WASHINGTON (Reuters) – Democrats in the House of Representatives are planning a vote on Thursday on a funding package to end the 10-day-old partial U.S. government shutdown without providing the $5 billion President Donald Trump has demanded for a U.S.-Mexico border wall.
FILE PHOTO: U.S. Capitol is seen on the first day of a partial federal government shutdown in Washington, U.S., December 22, 2018. REUTERS/Yuri Gripas/File Photo
The planned vote sets up a Democratic showdown with Trump’s fellow Republicans on an issue dear to the president on the first day of divided government in Washington since he took office in January 2017 with a Congress led by his own party. Democrats will formally take control of the House from the Republicans on Thursday after winning a majority of seats in November’s congressional elections.
The two-part package will include a bill to keep funding for the Department of Homeland Security at current levels through Feb. 8 with $1.3 billion for border security, as well as measures to fund other shuttered agencies through the Sept. 30 end of the current fiscal year, Democratic congressional aides said on Monday.
If approved in the House, the government funding package would go next to the Republican-led Senate. Its Senate prospects appear unpromising though Trump’s unpredictability makes it hard to gauge how the shutdown showdown will play out.
The Democratic legislation will mark the first major battle pitting the incoming Democratic House majority led by Nancy Pelosi against Trump and Senate Majority Leader Mitch McConnell, who has said his chamber will not consider any legislation Trump would not support.
Democrats oppose Trump’s demand for wall funding, with Pelosi calling the wall immoral, ineffective and expensive.

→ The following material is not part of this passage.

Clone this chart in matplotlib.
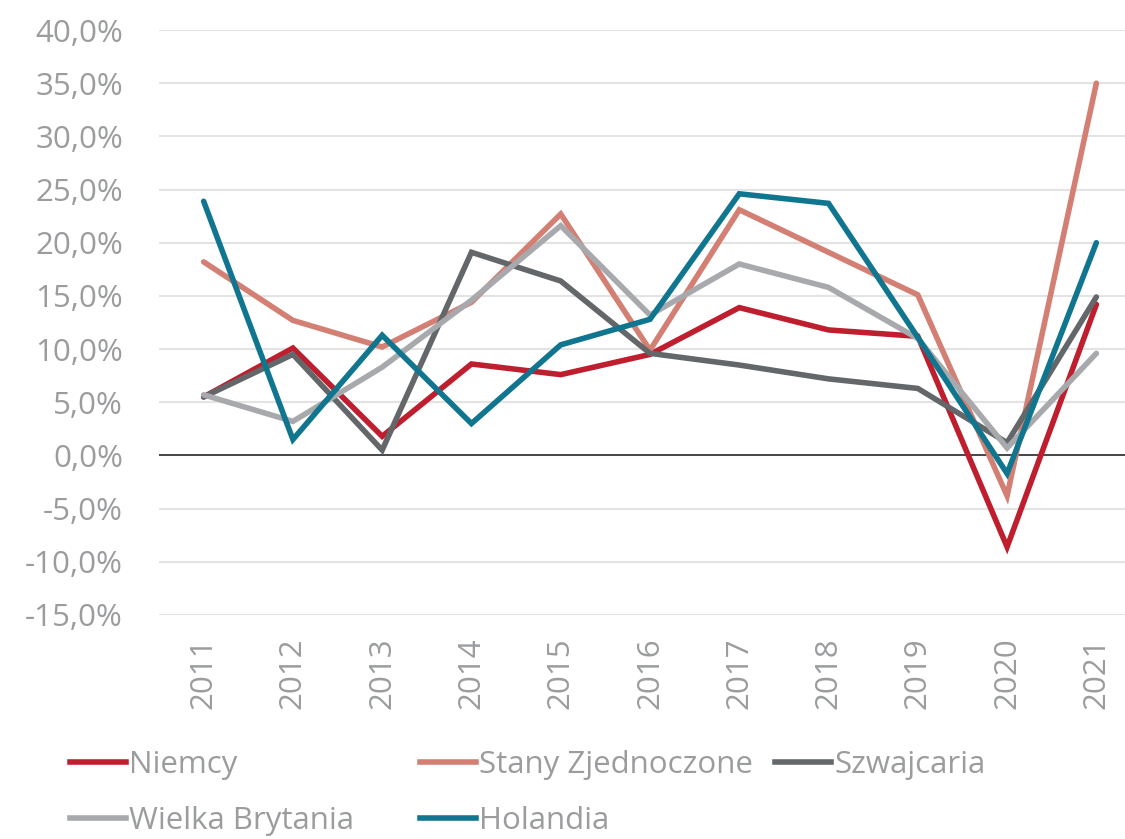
import matplotlib
matplotlib.use("Agg")
import matplotlib.pyplot as plt
from matplotlib.lines import Line2D
from matplotlib.ticker import FuncFormatter

plt.rcParams['font.family'] = ['Open Sans', 'DejaVu Sans']

# ── Data ──────────────────────────────────────────────────────────────────────
years = ["2011", "2012", "2013", "2014", "2015", "2016",
         "2017", "2018", "2019", "2020", "2021"]

niemcy   = [5.5, 10.1, 1.8, 8.6, 7.6, 9.5, 13.9, 11.8, 11.2, -8.6, 14.2]
stany    = [18.2, 12.7, 10.2, 14.4, 22.7, 9.9, 23.1, 19.1, 15.1, -3.8, 35.0]
szwajc   = [5.5, 9.5, 0.5, 19.1, 16.4, 9.6, 8.5, 7.2, 6.3, 1.2, 14.9]
wbryt    = [5.7, 3.2, 8.3, 14.6, 21.6, 13.2, 18.0, 15.8, 11.0, 0.7, 9.6]
holandia = [23.9, 1.5, 11.3, 3.0, 10.4, 12.8, 24.6, 23.7, 11.1, -1.7, 20.0]

series = [
    ("Niemcy",            niemcy,   "#BE1E2D"),
    ("Stany Zjednoczone", stany,    "#D47F73"),
    ("Szwajcaria",        szwajc,   "#63676A"),
    ("Wielka Brytania",   wbryt,    "#A7A9AC"),
    ("Holandia",          holandia, "#10758F"),
]

TEXT = "#9A9C9E"
FS = 22.5
LW = 4.0

# ── Figure ────────────────────────────────────────────────────────────────────
fig = plt.figure(figsize=(11.25, 8.39), dpi=100)
ax = fig.add_axes([159 / 1125, (839 - 615) / 839, 982 / 1125, 585 / 839])

x = list(range(len(years)))
for name, vals, col in series:
    ax.plot(x, vals, color=col, linewidth=LW, solid_joinstyle="miter",
            solid_capstyle="round", zorder=3)

ax.set_xlim(-0.5, len(years) - 0.5)
ax.set_ylim(-15, 40)
ax.set_yticks(range(-15, 41, 5))
ax.yaxis.set_major_formatter(FuncFormatter(lambda v, p: f"{v:.1f}%".replace(".", ",")))
ax.set_xticks(x)
ax.set_xticklabels(years, rotation=90)

ax.grid(axis="y", color="#E3E3E3", linewidth=1.5, zorder=0)
ax.axhline(0, color="#3A3A3A", linewidth=1.3, zorder=2)
for sp in ax.spines.values():
    sp.set_visible(False)
ax.tick_params(axis="both", length=0, labelsize=FS, colors=TEXT)
ax.tick_params(axis="y", pad=26)
ax.tick_params(axis="x", pad=16)

# ── Legend (Excel-like fixed columns) ────────────────────────────────────────
cols = [(70, [0, 3]), (420, [1, 4]), (775, [2])]
for xpx, idxs in cols:
    handles = [Line2D([], [], color=series[i][2], linewidth=LW) for i in idxs]
    labels = [series[i][0] for i in idxs]
    leg = fig.legend(handles, labels, loc="upper left",
                     bbox_to_anchor=(xpx / 1125, (839 - 750) / 839),
                     frameon=False, fontsize=FS, handlelength=1.8,
                     handletextpad=0.1, labelspacing=0.82, borderaxespad=0,
                     borderpad=0)
    for t in leg.get_texts():
        t.set_color(TEXT)

fig.savefig("out.png", dpi=100)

Democrats expect their two-pronged funding approach could put Trump and his Republican allies in a tough position. If they reject funding bills for departments unconnected to border security, Republicans could be seen as holding those agencies and their roughly 800,000 affected workers hostage to Trump’s wall demand. Those include the Departments of Agriculture, Interior, Transportation, Commerce and Justice.
The homeland security piece of the Democratic package is based on a measure that has already passed the Senate with bipartisan support.
The partial government shutdown, which began on Dec. 22 and has idled roughly a quarter of the federal government, was precipitated by Trump’s demand, under pressure from conservative commentators, that Congress approve $5 billion to help fund a wall that was a promise made in his 2016 election campaign, though he said at the time it would be paid for by Mexico.
Trump has called the wall crucial to combating illegal immigration and drug trafficking. The Senate on Dec. 21 failed to muster the votes needed to pass Republican-backed House legislation that included Trump’s wall funding.
‘NOT A WALL’
A central issue in finding a resolution could be the definition of what constitutes a wall including the idea of steel slats and other types of barriers versus a concrete structure.
Trump on Twitter criticized Democratic opposition to the wall project, which carries a total estimated price tag of $23 billion. He also seemed to contradict comments about the administration’s position on the wall made by outgoing White House Chief of Staff John Kelly.
In an interview with the Los Angeles Times published on Sunday, Kelly said, “To be honest, it’s not a wall.”
“The president still says ‘wall’ – oftentimes frankly he’ll say ‘barrier’ or ‘fencing,’ now he’s tended toward steel slats. But we left a solid concrete wall early on in the administration, when we asked people what they needed and where they needed it,” Kelly added.
Trump said in a Twitter post that border security cannot exist “without a strong and powerful Wall.”
“An all concrete Wall was NEVER ABANDONED, as has been reported by the media,” Trump wrote. “Some areas will be all concrete but the experts at Border Patrol prefer a Wall that is see through (thereby making it possible to see what is happening on both sides). Makes sense to me!”
Some policy analysts were optimistic the shutdown could be near an end.
“We attach high (75 percent) odds on the White House and new Congress resolving differences to the government shutdown next week,” said Charles Gabriel, an analyst at policy research and strategy firm Capital Alpha Partners.
A senior Democratic aide, speaking on condition of anonymity, said Senate Democrats support the House legislative plan and that Senate Democratic leader Chuck Schumer has been in constant contact with Pelosi about it.
U.S. Senator Lindsey Graham, a Trump ally on some issues, met with the president on Sunday and told reporters afterward he was optimistic that Republicans, Democrats and Trump could reach a deal to end the shutdown that includes wall funding and legal status for some illegal immigrants.
But Graham said there would never be a government spending deal that did not include money for a wall or other physical barriers on the southern border.